-------- Collected material
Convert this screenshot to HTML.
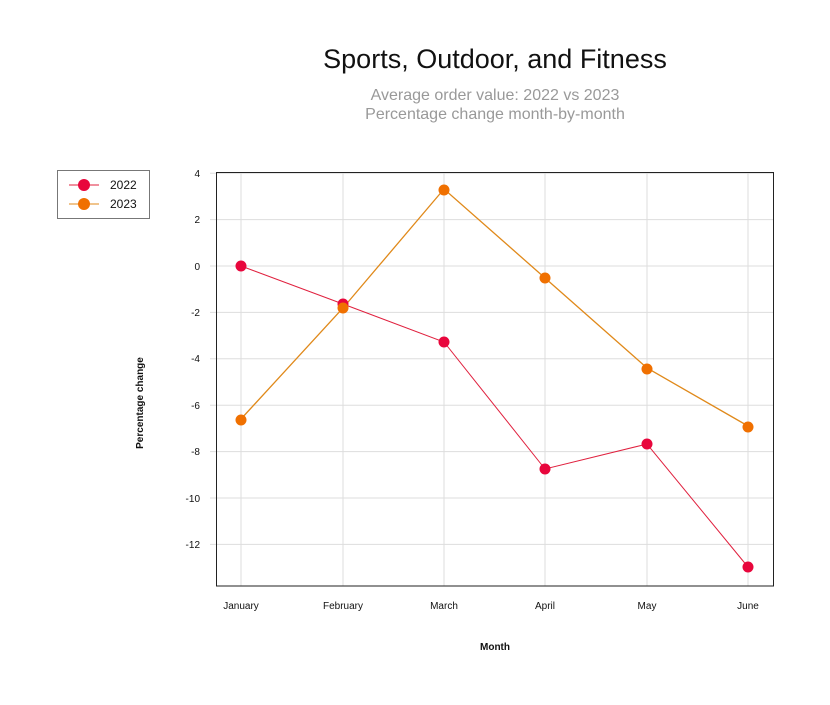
<!DOCTYPE html>
<html><head><meta charset="utf-8"><style>body{margin:0;background:#fff}</style></head>
<body>
<svg width="830" height="700" xmlns="http://www.w3.org/2000/svg" font-family="Liberation Sans, sans-serif">
<rect width="830" height="700" fill="#fff"/>
<text x="495" y="68" text-anchor="middle" font-size="27" fill="#111">Sports, Outdoor, and Fitness</text>
<text x="495" y="100" text-anchor="middle" font-size="16" fill="#999">Average order value: 2022 vs 2023</text>
<text x="495" y="119" text-anchor="middle" font-size="16" fill="#999">Percentage change month-by-month</text>
<g stroke="#ddd" stroke-width="1">
<line x1="241" y1="173" x2="241" y2="586"/><line x1="343" y1="173" x2="343" y2="586"/><line x1="444" y1="173" x2="444" y2="586"/><line x1="545" y1="173" x2="545" y2="586"/><line x1="647" y1="173" x2="647" y2="586"/><line x1="748" y1="173" x2="748" y2="586"/>
<line x1="210" y1="173.2" x2="774" y2="173.2"/><line x1="210" y1="219.6" x2="774" y2="219.6"/><line x1="210" y1="266" x2="774" y2="266"/><line x1="210" y1="312.4" x2="774" y2="312.4"/><line x1="210" y1="358.8" x2="774" y2="358.8"/><line x1="210" y1="405.2" x2="774" y2="405.2"/><line x1="210" y1="451.6" x2="774" y2="451.6"/><line x1="210" y1="498" x2="774" y2="498"/><line x1="210" y1="544.4" x2="774" y2="544.4"/>
</g>
<rect x="216.5" y="172.5" width="557" height="413.5" fill="none" stroke="#222" stroke-width="1"/>
<g font-size="10" fill="#111" text-anchor="end">
<text x="200" y="177">4</text><text x="200" y="223">2</text><text x="200" y="270">0</text><text x="200" y="316">-2</text><text x="200" y="362">-4</text><text x="200" y="409">-6</text><text x="200" y="455">-8</text><text x="200" y="502">-10</text><text x="200" y="548">-12</text>
</g>
<g font-size="10" fill="#111" text-anchor="middle">
<text x="241" y="609">January</text><text x="343" y="609">February</text><text x="444" y="609">March</text><text x="545" y="609">April</text><text x="647" y="609">May</text><text x="748" y="609">June</text>
</g>
<text x="495" y="650" text-anchor="middle" font-size="10" font-weight="bold" fill="#111">Month</text>
<text transform="translate(143,403) rotate(-90)" text-anchor="middle" font-size="10" font-weight="bold" fill="#111">Percentage change</text>
<polyline fill="none" stroke="#e0891a" stroke-width="1.3" points="241,419 343,308 444,189 545,278 647,368 748,426"/>
<polyline fill="none" stroke="#e0203e" stroke-width="1" points="241,266 343,304 444,342 545,469 647,444 748,567"/>
<g fill="#e8063c"><circle cx="241" cy="266" r="5.5"/><circle cx="343" cy="304" r="5.5"/><circle cx="444" cy="342" r="5.5"/><circle cx="545" cy="469" r="5.5"/><circle cx="647" cy="444" r="5.5"/><circle cx="748" cy="567" r="5.5"/></g>
<g fill="#f07000"><circle cx="241" cy="420" r="5.5"/><circle cx="343" cy="308" r="5.5"/><circle cx="444" cy="190" r="5.5"/><circle cx="545" cy="278" r="5.5"/><circle cx="647" cy="369" r="5.5"/><circle cx="748" cy="427" r="5.5"/></g>
<rect x="57.5" y="170.5" width="92" height="48" fill="#fff" stroke="#777"/>
<line x1="69" y1="185" x2="99" y2="185" stroke="#e0203e"/><circle cx="84" cy="185" r="6" fill="#e8063c"/>
<line x1="69" y1="204" x2="99" y2="204" stroke="#e0891a"/><circle cx="84" cy="204" r="6" fill="#f07000"/>
<text x="110" y="189" font-size="12" fill="#111">2022</text>
<text x="110" y="208" font-size="12" fill="#111">2023</text>
</svg>
</body></html>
----------------
Quote the material word for word, dropping any images it holds.

--- Result below ---
Convert this screenshot to HTML.
<!DOCTYPE html>
<html><head><meta charset="utf-8"><style>body{margin:0;background:#fff}</style></head>
<body>
<svg width="830" height="700" xmlns="http://www.w3.org/2000/svg" font-family="Liberation Sans, sans-serif">
<rect width="830" height="700" fill="#fff"/>
<text x="495" y="68" text-anchor="middle" font-size="27" fill="#111">Sports, Outdoor, and Fitness</text>
<text x="495" y="100" text-anchor="middle" font-size="16" fill="#999">Average order value: 2022 vs 2023</text>
<text x="495" y="119" text-anchor="middle" font-size="16" fill="#999">Percentage change month-by-month</text>
<g stroke="#ddd" stroke-width="1">
<line x1="241" y1="173" x2="241" y2="586"/><line x1="343" y1="173" x2="343" y2="586"/><line x1="444" y1="173" x2="444" y2="586"/><line x1="545" y1="173" x2="545" y2="586"/><line x1="647" y1="173" x2="647" y2="586"/><line x1="748" y1="173" x2="748" y2="586"/>
<line x1="210" y1="173.2" x2="774" y2="173.2"/><line x1="210" y1="219.6" x2="774" y2="219.6"/><line x1="210" y1="266" x2="774" y2="266"/><line x1="210" y1="312.4" x2="774" y2="312.4"/><line x1="210" y1="358.8" x2="774" y2="358.8"/><line x1="210" y1="405.2" x2="774" y2="405.2"/><line x1="210" y1="451.6" x2="774" y2="451.6"/><line x1="210" y1="498" x2="774" y2="498"/><line x1="210" y1="544.4" x2="774" y2="544.4"/>
</g>
<rect x="216.5" y="172.5" width="557" height="413.5" fill="none" stroke="#222" stroke-width="1"/>
<g font-size="10" fill="#111" text-anchor="end">
<text x="200" y="177">4</text><text x="200" y="223">2</text><text x="200" y="270">0</text><text x="200" y="316">-2</text><text x="200" y="362">-4</text><text x="200" y="409">-6</text><text x="200" y="455">-8</text><text x="200" y="502">-10</text><text x="200" y="548">-12</text>
</g>
<g font-size="10" fill="#111" text-anchor="middle">
<text x="241" y="609">January</text><text x="343" y="609">February</text><text x="444" y="609">March</text><text x="545" y="609">April</text><text x="647" y="609">May</text><text x="748" y="609">June</text>
</g>
<text x="495" y="650" text-anchor="middle" font-size="10" font-weight="bold" fill="#111">Month</text>
<text transform="translate(143,403) rotate(-90)" text-anchor="middle" font-size="10" font-weight="bold" fill="#111">Percentage change</text>
<polyline fill="none" stroke="#e0891a" stroke-width="1.3" points="241,419 343,308 444,189 545,278 647,368 748,426"/>
<polyline fill="none" stroke="#e0203e" stroke-width="1" points="241,266 343,304 444,342 545,469 647,444 748,567"/>
<g fill="#e8063c"><circle cx="241" cy="266" r="5.5"/><circle cx="343" cy="304" r="5.5"/><circle cx="444" cy="342" r="5.5"/><circle cx="545" cy="469" r="5.5"/><circle cx="647" cy="444" r="5.5"/><circle cx="748" cy="567" r="5.5"/></g>
<g fill="#f07000"><circle cx="241" cy="420" r="5.5"/><circle cx="343" cy="308" r="5.5"/><circle cx="444" cy="190" r="5.5"/><circle cx="545" cy="278" r="5.5"/><circle cx="647" cy="369" r="5.5"/><circle cx="748" cy="427" r="5.5"/></g>
<rect x="57.5" y="170.5" width="92" height="48" fill="#fff" stroke="#777"/>
<line x1="69" y1="185" x2="99" y2="185" stroke="#e0203e"/><circle cx="84" cy="185" r="6" fill="#e8063c"/>
<line x1="69" y1="204" x2="99" y2="204" stroke="#e0891a"/><circle cx="84" cy="204" r="6" fill="#f07000"/>
<text x="110" y="189" font-size="12" fill="#111">2022</text>
<text x="110" y="208" font-size="12" fill="#111">2023</text>
</svg>
</body></html>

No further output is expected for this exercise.